With support from the George W. Bush Institute, we used the information we collected to adjust some of our protocols, improve communication, re-structure our principal meetings, and rethink the kinds of professional learning we offered our principals. Principals, principal supervisors, and other central office staff worked on these projects together, and each role had equal voice. Through this collaborative work, central office staff learned more about principals’ daily challenges and relationships between central office staff and principals got stronger.

Learning to improve principal supervision

In the meantime, I wanted to find a professional learning experience for my team that would help us develop and implement a strong coaching and supervision system for our principals. After reading some of the Wallace Foundation’s materials on coaching and through recommendations from former Charlotte-Mecklenburg Superintendent Ann Clark, we found the NYC Leadership Academy. We enrolled as a team in the Leadership Academy’s Foundations of Principal Supervision program. Working together over the course of this year-long program, we developed research-based equity-focused strategies for improving school and system leadership in our district. We wanted to develop stronger, more independent school leaders who could identify and address inequities in our schools. Our principal supervisors, each of whom works with about 13 principals, learned new strategies for building trust with their principals and developing timelines with checkpoints for reviewing progress throughout the year. We realized the importance of having shorter meetings with a succinct focus so that principals could quickly return to their day-to-day instructional and building management responsibilities. We began having conversations that push principals to self-reflect and focus on the root cause of an issue rather than just looking at outcomes like student achievement or poor school climate evaluations.

To emphasize our principal supervisors’ critical role in developing strong and sustainable leadership throughout administrative teams and creating leadership opportunities for staff and students, we also changed their title from Level Directors to Leadership Directors.

We continued to seek feedback from our principals. Among other things, they expressed the need to strengthen their relationships with students, and to support teachers in doing the same. As part of that, they wanted to develop a better understanding of social-emotional learning and trauma-informed care. We made it a priority to help our educators improve these relationships in part as a way to reduce classroom management issues and in turn reduce student discipline incidents. We’ve already seen some significant results. At Lloyd C. Bird High School, our Leadership Director Dr. Belinda Merriman had courageous conversations with the school leaders about the need to think outside of the box about their discipline practices. The school team started working with leaders and teachers to encourage them to have immediate conversations with students about disruptive behavior, rather than remove them from the classroom. During the 2017-2018 school year, student disciplinary incidents at this school fell by nearly 40%.

To address real learning and school culture gaps, my team also worked with principals to develop new comprehensive school improvement plans with a strong focus on student achievement; professional learning for principals that would support strategies for improving student learning; and innovation in the classroom.

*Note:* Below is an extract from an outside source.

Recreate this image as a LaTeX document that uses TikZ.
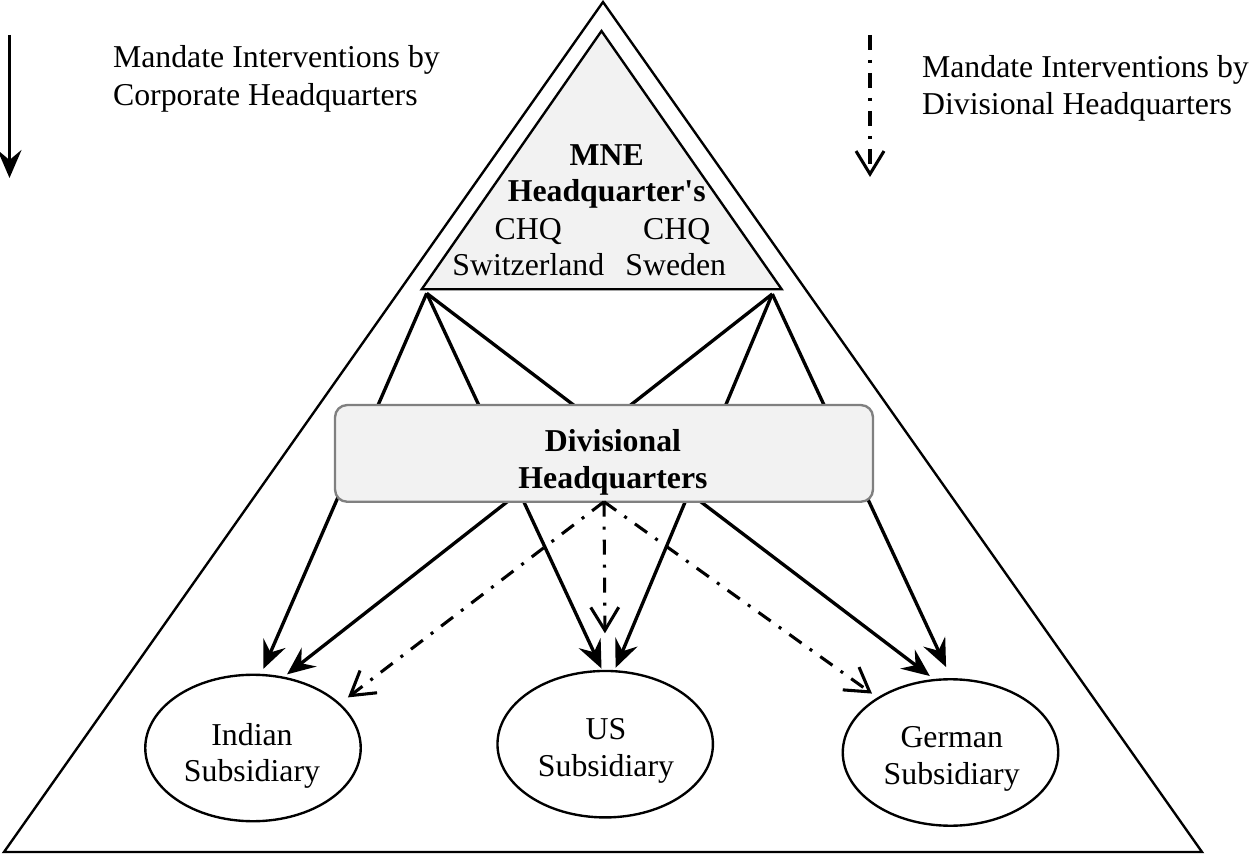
\documentclass[tikz,border=0pt]{standalone}
\usepackage{fontspec}
\setmainfont{Liberation Serif}
\usetikzlibrary{arrows.meta,shapes.geometric}
\definecolor{boxfill}{HTML}{F2F2F2}
\definecolor{boxline}{HTML}{808080}
\begin{document}
\begin{tikzpicture}[x=0.02cm,y=-0.02cm,
  tri/.style={draw=black,line width=1.35pt,line join=miter},
  solidarrow/.style={line width=1.9pt,-{Stealth[length=0.56cm,width=0.48cm,inset=0.2cm]}},
  dasharrow/.style={line width=1.75pt,dash pattern=on 0.3cm off 0.2cm on 0.06cm off 0.2cm,-{Straight Barb[length=0.46cm,width=0.56cm]}},
  txt/.style={font=\fontsize{18.1}{20.8}\selectfont,inner sep=0pt,anchor=base},
  btxt/.style={txt,font=\fontsize{18.1}{20.8}\selectfont\bfseries},
  subell/.style={draw=black,line width=1.35pt,ellipse,minimum width=4.31cm,minimum height=2.93cm,inner sep=0pt,outer sep=0pt},
  dhqbox/.style={draw=boxline,fill=boxfill,line width=1.35pt,rounded corners=0.24cm,minimum width=10.76cm,minimum height=1.934cm,inner sep=0pt,outer sep=0pt}
]
\useasboundingbox (0,0) rectangle (1251,854);

% outer triangle
\coordinate (apex) at (603,2);
\coordinate (br) at (1202,852);
\coordinate (bl) at (4,852);
\draw[tri] (apex) -- (br) -- (bl) -- cycle;

% inner triangle (MNE headquarters)
\coordinate (iapex) at (601.5,31);
\coordinate (ibr) at (781.7,289.3);
\coordinate (ibl) at (421.7,289.3);
\draw[tri,fill=boxfill] (iapex) -- (ibr) -- (ibl) -- cycle;
\node[btxt] (mne1) at (606.7,165.7) {MNE};
\node[btxt] (mne2) at (606.7,201.7) {Headquarter\textquotesingle s};
\node[txt] (chq1a) at (528.3,240) {CHQ};
\node[txt] (chq1b) at (528.3,275.3) {Switzerland};
\node[txt] (chq2a) at (676.7,240) {CHQ};
\node[txt] (chq2b) at (675.8,275.3) {Sweden};

\coordinate (chqL) at (426.7,293.3);
\coordinate (chqR) at (772.3,294);

% subsidiaries
\node[subell] (ind) at (253,748) {};
\node[subell] (us) at (605.2,744.2) {};
\node[subell] (ger) at (950.5,752.5) {};
\node[txt] (ind1) at (252,745) {Indian};
\node[txt] (ind2) at (252,781.7) {Subsidiary};
\node[txt] (us1) at (606,739.3) {US};
\node[txt] (us2) at (606,776) {Subsidiary};
\node[txt] (ger1) at (951.7,747.7) {German};
\node[txt] (ger2) at (951.7,784.3) {Subsidiary};

% corporate HQ interventions
\draw[solidarrow,shorten >=0.132cm] (chqL) -- (ind.84.5);
\draw[solidarrow,shorten >=0.054cm] (chqL) -- (us.92.6);
\draw[solidarrow,shorten >=0.132cm] (chqL) -- (ger.102.3);
\draw[solidarrow,shorten >=0.106cm] (chqR) -- (ind.67);
\draw[solidarrow,shorten >=0.074cm] (chqR) -- (us.83.8);
\draw[solidarrow,shorten >=0.27cm] (chqR) -- (ger.89);

% divisional HQ
\node[dhqbox] (dhq) at (604,453.4) {};
\node[btxt] (dhq1) at (613,451.7) {Divisional};
\node[btxt] (dhq2) at (613,488.3) {Headquarters};

% divisional interventions
\draw[dasharrow,shorten >=0.22cm] (dhq.south) -- (ind.27.5);
\draw[dasharrow,shorten >=0.754cm] (dhq.south) -- (us.90);
\draw[dasharrow,shorten >=0.156cm] (dhq.south) -- (ger.143);

% legend
\coordinate (la1) at (9.5,35);
\coordinate (la2) at (9.5,178);
\draw[solidarrow] (la1) -- (la2);
\node[txt,anchor=base west] (lg1a) at (112.7,67.5) {Mandate Interventions by};
\node[txt,anchor=base west] (lg1b) at (112.7,105.5) {Corporate Headquarters};
\coordinate (lb1) at (870,35);
\coordinate (lb2) at (870,177);
\draw[dasharrow] (lb1) -- (lb2);
\node[txt,anchor=base west] (lg2a) at (921.7,77.5) {Mandate Interventions by};
\node[txt,anchor=base west] (lg2b) at (921.7,114.3) {Divisional Headquarters};
\end{tikzpicture}
\end{document}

One of the most powerful tools to come out of Foundations was the SMARTE goal. As educators, we all know about SMART goals without the “e” – Specific, Measurable, Attainable, Relevant, and Time-bound. Inspired by Elena Aguilar’s work, the Leadership Academy added “E” for equitable, pushing us to consider how our goals address issues of inequity for all students, teachers, and leaders. When we introduced the SMARTE goal concept to our principals, we asked them to consider practices like which students are being called on in class; which students are enrolled in advanced classes; and how we assess student performance in determining who is eligible for advanced classes. Our principals began engaging in dynamic conversations about what they were seeing in classrooms, about discipline procedures, increasing active engagement, and allowing students to be a part of decision-making processes.

Building a leadership coaching program

Along with all this, we developed a coaching model centered on the importance of self-reflection for both the coach and the principal. Our Leadership Directors are now recording their coaching conversations with principals so that the directors can evaluate themselves and examine how the strategies they are using are impacting the principal and the school. Leadership Directors are learning from each interaction they have with their principals. And principals are learning to self-reflect on their own work while developing a supportive and trusting relationship with their supervisor.

In my next piece, I will detail how we took our district through a strategic planning process.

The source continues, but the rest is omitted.